The way forward for schools is quite different. It is to drive up standards within a framework of public accountability - by giving schools and parents better performance data derived from external inspection and sound national assessment systems - and then leave the rest to the teachers.

We have set the targets we want to see nationally; now we should look to our teachers to deliver them.

And the same applies, surely, to parents and pupils. Do we really need to specify precise details of their lives - how many minutes of homework, even what time each child should go to bed? Is this not an insult to the personal responsibility of children and parents? I suspect that there are few who really want to see such a rebirth of the nanny state, in which ministers aspire to take over the role which a good parent would expect to play in the development of their child’s moral and social responsibility.

I have no doubt that the maximum discretion in the hands of the teachers - the maximum responsibility where education is actually delivered - is the right way to go. We cannot expect our teachers to pick up the pieces where local authorities have failed to exercise their proper responsibilities.
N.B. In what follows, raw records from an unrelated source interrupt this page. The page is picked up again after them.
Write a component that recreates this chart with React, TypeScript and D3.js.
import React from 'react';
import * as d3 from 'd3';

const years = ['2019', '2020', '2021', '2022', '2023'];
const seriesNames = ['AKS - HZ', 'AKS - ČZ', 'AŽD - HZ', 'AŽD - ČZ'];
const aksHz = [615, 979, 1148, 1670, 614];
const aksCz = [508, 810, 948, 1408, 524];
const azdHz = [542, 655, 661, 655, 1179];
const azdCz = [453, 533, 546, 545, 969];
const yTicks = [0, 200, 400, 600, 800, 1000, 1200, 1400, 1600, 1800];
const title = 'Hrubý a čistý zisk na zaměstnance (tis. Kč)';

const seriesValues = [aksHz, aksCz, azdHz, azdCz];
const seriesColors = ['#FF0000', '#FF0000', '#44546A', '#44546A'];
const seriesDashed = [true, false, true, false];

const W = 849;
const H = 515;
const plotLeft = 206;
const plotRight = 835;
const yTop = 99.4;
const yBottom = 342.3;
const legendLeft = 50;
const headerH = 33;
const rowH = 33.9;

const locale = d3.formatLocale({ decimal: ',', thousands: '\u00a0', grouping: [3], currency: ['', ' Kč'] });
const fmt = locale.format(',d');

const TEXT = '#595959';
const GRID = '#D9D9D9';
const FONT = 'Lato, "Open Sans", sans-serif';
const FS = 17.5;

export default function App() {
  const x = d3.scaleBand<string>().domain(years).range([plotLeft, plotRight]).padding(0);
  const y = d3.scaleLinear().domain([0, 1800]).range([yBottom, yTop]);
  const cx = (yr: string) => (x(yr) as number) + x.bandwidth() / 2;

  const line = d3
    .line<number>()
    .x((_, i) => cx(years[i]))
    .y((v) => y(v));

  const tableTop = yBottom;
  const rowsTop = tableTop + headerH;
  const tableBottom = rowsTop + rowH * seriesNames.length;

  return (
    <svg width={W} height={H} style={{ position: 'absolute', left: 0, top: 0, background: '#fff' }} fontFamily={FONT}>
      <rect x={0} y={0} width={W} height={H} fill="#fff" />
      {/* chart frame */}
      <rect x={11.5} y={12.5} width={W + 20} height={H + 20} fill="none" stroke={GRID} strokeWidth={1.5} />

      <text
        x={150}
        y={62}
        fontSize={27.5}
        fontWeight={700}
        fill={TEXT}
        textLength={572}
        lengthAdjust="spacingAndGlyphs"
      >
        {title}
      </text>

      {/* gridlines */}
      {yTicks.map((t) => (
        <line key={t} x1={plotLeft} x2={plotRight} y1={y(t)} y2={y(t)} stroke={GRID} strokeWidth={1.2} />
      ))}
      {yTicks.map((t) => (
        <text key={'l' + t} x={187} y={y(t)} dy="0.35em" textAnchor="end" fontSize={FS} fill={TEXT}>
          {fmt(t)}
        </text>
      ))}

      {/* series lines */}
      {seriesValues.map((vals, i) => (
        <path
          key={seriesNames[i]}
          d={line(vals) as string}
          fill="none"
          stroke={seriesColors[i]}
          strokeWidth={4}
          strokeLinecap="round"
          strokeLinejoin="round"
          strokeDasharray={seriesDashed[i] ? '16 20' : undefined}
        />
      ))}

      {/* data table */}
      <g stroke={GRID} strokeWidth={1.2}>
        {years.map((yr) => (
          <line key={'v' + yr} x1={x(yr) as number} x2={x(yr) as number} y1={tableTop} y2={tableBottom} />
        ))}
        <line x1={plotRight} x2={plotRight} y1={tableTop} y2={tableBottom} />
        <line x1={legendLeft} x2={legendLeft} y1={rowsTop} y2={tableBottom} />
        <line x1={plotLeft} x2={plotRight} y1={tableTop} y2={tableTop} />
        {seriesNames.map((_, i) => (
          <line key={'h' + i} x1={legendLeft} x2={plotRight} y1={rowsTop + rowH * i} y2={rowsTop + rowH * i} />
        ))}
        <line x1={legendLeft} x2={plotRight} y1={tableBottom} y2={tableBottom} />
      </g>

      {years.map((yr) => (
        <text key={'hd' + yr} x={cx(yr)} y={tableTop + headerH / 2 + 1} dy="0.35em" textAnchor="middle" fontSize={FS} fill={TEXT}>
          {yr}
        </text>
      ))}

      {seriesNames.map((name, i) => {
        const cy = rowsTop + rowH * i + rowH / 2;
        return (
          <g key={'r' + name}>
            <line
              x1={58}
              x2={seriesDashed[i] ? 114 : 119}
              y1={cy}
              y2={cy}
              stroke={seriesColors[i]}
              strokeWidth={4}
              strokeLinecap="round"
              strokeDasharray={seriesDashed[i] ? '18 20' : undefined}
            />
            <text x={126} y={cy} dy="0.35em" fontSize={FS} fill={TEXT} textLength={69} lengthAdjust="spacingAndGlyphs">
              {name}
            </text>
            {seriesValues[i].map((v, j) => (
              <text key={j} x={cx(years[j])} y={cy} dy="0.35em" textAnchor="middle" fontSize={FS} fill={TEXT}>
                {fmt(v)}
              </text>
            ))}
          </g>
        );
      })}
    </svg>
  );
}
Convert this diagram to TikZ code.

But what is clear is that everywhere in our society, against every type of socio-economic background, our teachers today, both men and women, are often achieving spectacular results. Where problems still exist, the problems lie overwhelmingly in the quality of leadership in certain schools, and in the quality of local policy-making and administration.

Education is about more than prescription. In homework, as in preparation for life, it is quality not quantity that matters. And that means trusting the professionalism of teachers and the responsibility of parents, not imposing a central diktat.